VERO BEACH — Recognizing economic reality, St. Edward’s school announced Wednesday it will close and sell its Riomar Lower School Campus and move all grades onto its south A1A campus.
The school will also adopt a stricter enrollment policy and shrink the size of St. Ed’s as part of a plan to retire the school’s $15 million debt over the next five years. The wide-ranging plan, designed to position St. Edward’s as the “independent school of choice” for the future, calls for:
■ Reducing enrollment over the next couple of years by 10 to 20 percent from the current 728 students, and then holding it at that level.
■ Closing the Lower School in Riomar, probably at the end of the current school year, and selling the property.
■ Moving the Lower School into what is currently the Middle School on the south campus.
■ Moving the Middle School into a retrofitted building on the northwest quadrant of the south campus.
■ Limiting annual increases in tuition to approximately 4 percent.
■ Reducing the financial aid currently offered to students to a level that is sustainable.
■ Increasing faculty compensation.
■ Negotiating a plan with a bank by the end of January 2010 to retire the school’s $15 million
“We are going to get where we need to go to be that great independent school in this region,” said head of school Michael Mersky, who joined St. Ed’s only six months ago. “This plan will ensure that we are here to serve families and children for generations to come.”
While the school expects to get down to an enrollment of between 580 and 650 over the next two years, Mersky said admissions to the smaller St. Ed’s will become “significantly more competitive.”
As part of thr reduction in enrollment, Mersky added St.

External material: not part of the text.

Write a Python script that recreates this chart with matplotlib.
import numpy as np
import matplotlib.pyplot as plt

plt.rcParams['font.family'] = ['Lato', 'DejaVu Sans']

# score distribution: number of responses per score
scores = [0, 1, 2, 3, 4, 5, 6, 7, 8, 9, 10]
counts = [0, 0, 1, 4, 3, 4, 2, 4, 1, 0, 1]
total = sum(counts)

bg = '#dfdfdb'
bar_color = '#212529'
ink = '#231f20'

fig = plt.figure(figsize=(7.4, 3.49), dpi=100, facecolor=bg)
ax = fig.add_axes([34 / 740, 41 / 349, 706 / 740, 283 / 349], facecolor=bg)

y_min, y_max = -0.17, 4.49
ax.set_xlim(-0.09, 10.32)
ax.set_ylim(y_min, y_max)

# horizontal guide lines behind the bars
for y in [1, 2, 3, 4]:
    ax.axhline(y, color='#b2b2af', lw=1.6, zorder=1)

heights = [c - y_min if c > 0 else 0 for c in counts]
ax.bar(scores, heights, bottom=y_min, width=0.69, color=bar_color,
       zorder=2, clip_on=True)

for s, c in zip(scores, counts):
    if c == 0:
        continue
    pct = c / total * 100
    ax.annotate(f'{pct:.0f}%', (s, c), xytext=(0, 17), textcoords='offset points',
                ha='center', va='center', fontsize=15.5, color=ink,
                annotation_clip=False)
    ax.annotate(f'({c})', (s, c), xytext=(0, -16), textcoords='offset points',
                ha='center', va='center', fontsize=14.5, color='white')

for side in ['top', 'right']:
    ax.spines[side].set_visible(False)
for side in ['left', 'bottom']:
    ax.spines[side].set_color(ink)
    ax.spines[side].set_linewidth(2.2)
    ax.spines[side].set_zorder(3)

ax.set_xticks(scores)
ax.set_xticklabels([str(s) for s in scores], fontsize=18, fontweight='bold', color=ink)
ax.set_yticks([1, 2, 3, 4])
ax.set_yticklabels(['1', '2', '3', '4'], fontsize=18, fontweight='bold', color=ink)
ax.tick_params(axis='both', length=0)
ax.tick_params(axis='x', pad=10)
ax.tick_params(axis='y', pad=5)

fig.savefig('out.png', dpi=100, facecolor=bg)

Ed’s would be cutting back on the amount of financial aid it currently provides to students unable to afford the private school’s tuition.
“We intend to proceed with the financial aid commitment we have made to our older students,” he said. “But we need to constrict overall financial aid to a level that better reflects independent school norms and is sustainable.”

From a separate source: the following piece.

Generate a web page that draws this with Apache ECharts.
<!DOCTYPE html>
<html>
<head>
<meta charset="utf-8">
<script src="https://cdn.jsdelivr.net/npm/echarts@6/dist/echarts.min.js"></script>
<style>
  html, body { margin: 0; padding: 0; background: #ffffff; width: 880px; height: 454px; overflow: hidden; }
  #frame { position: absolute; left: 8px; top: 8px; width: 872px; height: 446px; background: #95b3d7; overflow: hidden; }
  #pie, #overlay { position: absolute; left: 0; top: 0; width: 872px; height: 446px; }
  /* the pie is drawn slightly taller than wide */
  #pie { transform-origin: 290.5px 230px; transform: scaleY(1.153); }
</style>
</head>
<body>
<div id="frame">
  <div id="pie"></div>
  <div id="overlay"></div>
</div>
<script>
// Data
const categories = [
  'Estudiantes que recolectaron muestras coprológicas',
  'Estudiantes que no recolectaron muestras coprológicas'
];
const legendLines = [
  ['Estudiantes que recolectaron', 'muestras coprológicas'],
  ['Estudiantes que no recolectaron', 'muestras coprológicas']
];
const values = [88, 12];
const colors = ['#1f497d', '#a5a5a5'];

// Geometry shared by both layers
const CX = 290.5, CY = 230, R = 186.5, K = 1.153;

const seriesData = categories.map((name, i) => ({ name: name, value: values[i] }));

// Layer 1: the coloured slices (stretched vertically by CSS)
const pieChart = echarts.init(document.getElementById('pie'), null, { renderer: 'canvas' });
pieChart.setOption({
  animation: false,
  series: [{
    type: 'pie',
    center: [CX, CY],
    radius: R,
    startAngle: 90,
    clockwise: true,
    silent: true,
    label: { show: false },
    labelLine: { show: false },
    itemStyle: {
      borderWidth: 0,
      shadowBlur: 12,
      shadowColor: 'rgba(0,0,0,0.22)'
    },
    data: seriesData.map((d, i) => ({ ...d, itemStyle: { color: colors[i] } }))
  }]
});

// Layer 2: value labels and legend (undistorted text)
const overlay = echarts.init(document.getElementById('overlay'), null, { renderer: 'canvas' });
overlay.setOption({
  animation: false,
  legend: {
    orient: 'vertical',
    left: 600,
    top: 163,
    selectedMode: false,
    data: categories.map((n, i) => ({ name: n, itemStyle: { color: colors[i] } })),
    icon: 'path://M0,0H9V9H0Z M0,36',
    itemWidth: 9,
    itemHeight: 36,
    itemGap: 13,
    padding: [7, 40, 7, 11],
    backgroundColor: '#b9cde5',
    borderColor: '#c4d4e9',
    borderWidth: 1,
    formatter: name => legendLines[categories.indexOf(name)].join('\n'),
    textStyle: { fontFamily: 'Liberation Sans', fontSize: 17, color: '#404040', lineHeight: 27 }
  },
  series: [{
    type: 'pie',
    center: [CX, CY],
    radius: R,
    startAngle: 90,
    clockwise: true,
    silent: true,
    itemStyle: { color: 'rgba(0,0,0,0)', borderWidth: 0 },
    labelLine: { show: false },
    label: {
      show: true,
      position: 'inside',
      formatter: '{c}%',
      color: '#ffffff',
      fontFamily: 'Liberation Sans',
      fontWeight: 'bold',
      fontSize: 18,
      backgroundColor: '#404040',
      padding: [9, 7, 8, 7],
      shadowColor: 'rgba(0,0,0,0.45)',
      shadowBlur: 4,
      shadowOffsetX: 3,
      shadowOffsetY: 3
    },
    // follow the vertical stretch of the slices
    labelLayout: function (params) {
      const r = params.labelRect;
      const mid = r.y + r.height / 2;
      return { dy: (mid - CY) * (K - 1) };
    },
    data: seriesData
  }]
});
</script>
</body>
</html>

One part of the plan that no doubt will cause some twinges of nostalgia among St. Ed’s estimated 2,000 alumni is the decision to vacate the Lower School building in Riomar, where St. Edward’s opened in renovated facilities of the old Riomar Club in 1965.
In recent years, this oak-shrouded facility on the edge of the Riomar County Club golf course has housed an estimated 220 pupils in pre-kindergarten through fifth grade.
After the Lower School pupils are relocated to the south campus – probably next September, but possibly notuntil after the Christmas break – the prime real estate will be sold. “Our hope is we can get in the area of $4million for the property,” Mersky said.